Most of recovery is testing and experimenting.

This is also how you should pursue happiness in long term sobriety. Through testing and experimentation.

If you set a goal for yourself then you have to ask yourself two questions:

1) Does achieving that goal make you happy?
2) Does pursuing that goal make you happy?

The second question is a lot more important than most people realize.

You should try to find goals in life that make you happy just to engage in the process itself. In other words, if you have to be miserable just to achieve some goal that you are hoping will make you happy, that is probably not a goal that is worth pursuing. Or rather, you are likely to find out that such a goal does not lead to as much happiness as you had hoped.

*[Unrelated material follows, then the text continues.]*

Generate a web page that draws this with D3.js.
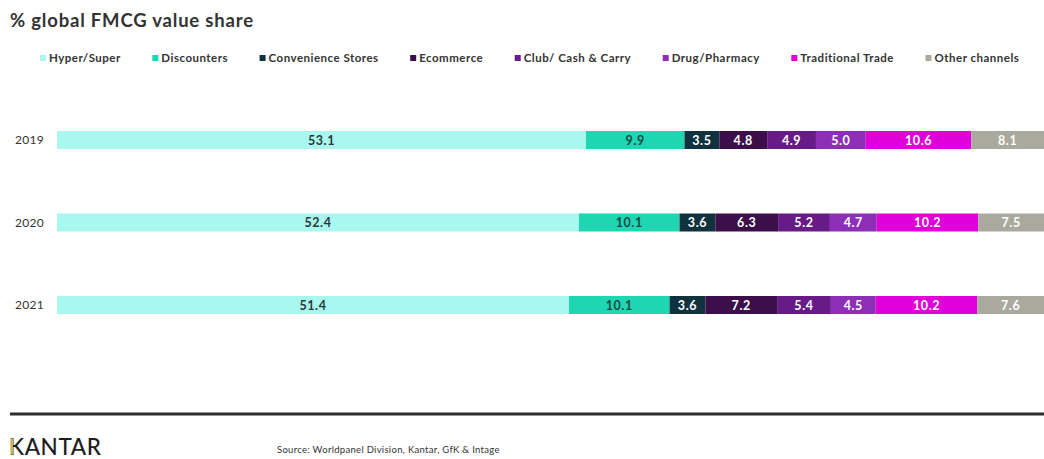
<!DOCTYPE html>
<html>
<head>
<meta charset="utf-8">
<script src="https://cdn.jsdelivr.net/npm/d3@7/dist/d3.min.js"></script>
<style>
  html, body { margin: 0; padding: 0; background: #fff; }
  svg { display: block; font-family: Lato, "Noto Sans", sans-serif; }
</style>
</head>
<body>
<svg id="chart" width="1044" height="459"></svg>
<script>
// Channel shares of global FMCG value, by year (%)
const years = ["2019", "2020", "2021"];
const channels = ["Hyper/Super", "Discounters", "Convenience Stores", "Ecommerce",
                  "Club/ Cash & Carry", "Drug/Pharmacy", "Traditional Trade", "Other channels"];
const share2019 = [53.1, 9.9, 3.5, 4.8, 4.9, 5.0, 10.6, 8.1];
const share2020 = [52.4, 10.1, 3.6, 6.3, 5.2, 4.7, 10.2, 7.5];
const share2021 = [51.4, 10.1, 3.6, 7.2, 5.4, 4.5, 10.2, 7.6];
const channelColors = ["#a9f8f0", "#1fd6b3", "#10323e", "#3c0f4a",
                       "#681b86", "#8d2fb6", "#e000da", "#a9aa9d"];
const labelColors = ["#2b3838", "#1d4944", "#ffffff", "#ffffff",
                     "#ffffff", "#ffffff", "#ffffff", "#ffffff"];

const sharesByYear = [share2019, share2020, share2021];

// one row per year, keyed by channel
const rows = years.map((y, i) => {
  const r = { year: y };
  channels.forEach((c, j) => { r[c] = sharesByYear[i][j]; });
  return r;
});

const svg = d3.select("#chart");

const x = d3.scaleLinear().domain([0, 100]).range([57, 1053]);
const y = d3.scalePoint().domain(years).range([140, 305]);
const barH = 18;
const color = d3.scaleOrdinal().domain(channels).range(channelColors);
const textColor = d3.scaleOrdinal().domain(channels).range(labelColors);

const stacked = d3.stack().keys(channels)(rows);

// title
svg.append("text")
  .attr("x", 10).attr("y", 27)
  .attr("font-size", 18.5).attr("font-weight", 700)
  .attr("letter-spacing", 0.8)
  .attr("fill", "#333")
  .text("% global FMCG value share");

// legend, laid out left to right
const legend = svg.append("g").attr("transform", "translate(40,58)");
let lx = 0;
channels.forEach(c => {
  const g = legend.append("g").attr("transform", `translate(${lx},0)`);
  g.append("rect").attr("x", 0).attr("y", -3).attr("width", 6).attr("height", 6)
    .attr("fill", color(c));
  const t = g.append("text").attr("x", 9).attr("y", 0).attr("dy", "0.35em")
    .attr("font-size", 11.5).attr("font-weight", 700).attr("fill", "#333")
    .attr("letter-spacing", 0.5)
    .text(c);
  lx += 9 + t.node().getComputedTextLength() + 31.5;
});

// year labels
svg.append("g").selectAll("text").data(years).join("text")
  .attr("x", 44).attr("y", d => y(d)).attr("dy", "0.35em")
  .attr("text-anchor", "end").attr("font-size", 12).attr("fill", "#333")
  .attr("letter-spacing", 0.3)
  .text(d => d);

// stacked segments
const layers = svg.append("g").selectAll("g").data(stacked).join("g")
  .attr("fill", d => color(d.key));

layers.selectAll("rect").data(d => d.map(p => ({ key: d.key, p }))).join("rect")
  .attr("x", d => x(d.p[0]))
  .attr("y", d => y(d.p.data.year) - barH / 2)
  .attr("width", d => x(d.p[1]) - x(d.p[0]))
  .attr("height", barH);

// value labels, centred in the visible part of each segment
const labels = svg.append("g").selectAll("g").data(stacked).join("g");
labels.selectAll("text").data(d => d.map(p => ({ key: d.key, p }))).join("text")
  .attr("x", d => (x(d.p[0]) + Math.min(x(d.p[1]), 1044)) / 2)
  .attr("y", d => y(d.p.data.year))
  .attr("dy", "0.36em")
  .attr("text-anchor", "middle")
  .attr("font-size", 12.5).attr("font-weight", 700)
  .attr("letter-spacing", 0.6)
  .attr("fill", d => textColor(d.key))
  .text(d => d3.format(".1f")(d.p.data[d.key]));

// footer
svg.append("line")
  .attr("x1", 10).attr("x2", 1044).attr("y1", 414).attr("y2", 414)
  .attr("stroke", "#2e2e2e").attr("stroke-width", 3);

svg.append("text")
  .attr("x", 9).attr("y", 454.5)
  .attr("font-size", 22.5).attr("font-weight", 500).attr("fill", "#1e1e1e")
  .attr("letter-spacing", 0.6)
  .text("KANTAR");
svg.append("rect")
  .attr("x", 10.5).attr("y", 438.5).attr("width", 2.5).attr("height", 16)
  .attr("fill", "#d4b24a");

svg.append("text")
  .attr("x", 277).attr("y", 453)
  .attr("font-size", 9.5).attr("fill", "#333")
  .attr("letter-spacing", 0.3)
  .text("Source: Worldpanel Division, Kantar, GfK & Intage");
</script>
</body>
</html>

You might also try seeking inspiration from other people, or getting feedback on which goals you might pursue in your life. Remember that we are often quite bad at predicting what will make us happy in our lives. So if you have a sponsor in recovery for example, you might ask them what you think your next goal in life should be. You might ask the same thing of your peers in recovery (hopefully some of which have more sober time than you do).

Those are really the two best suggestions for exploring your true desires and finding happiness in recovery:

1) Establish a daily practice and healthy habits in your life. Seek holistic health.
2) Get feedback from others in recovery on what goals they think you should pursue.

If you can give both of those methods a fair chance to work in your life I think you will be very surprised with the results. We secretly think that we know best as to what will make us happy in life, but we are often wrong! Following these two techniques will help you prove that to yourself, and in the end you will be much happier for it as well. Good luck.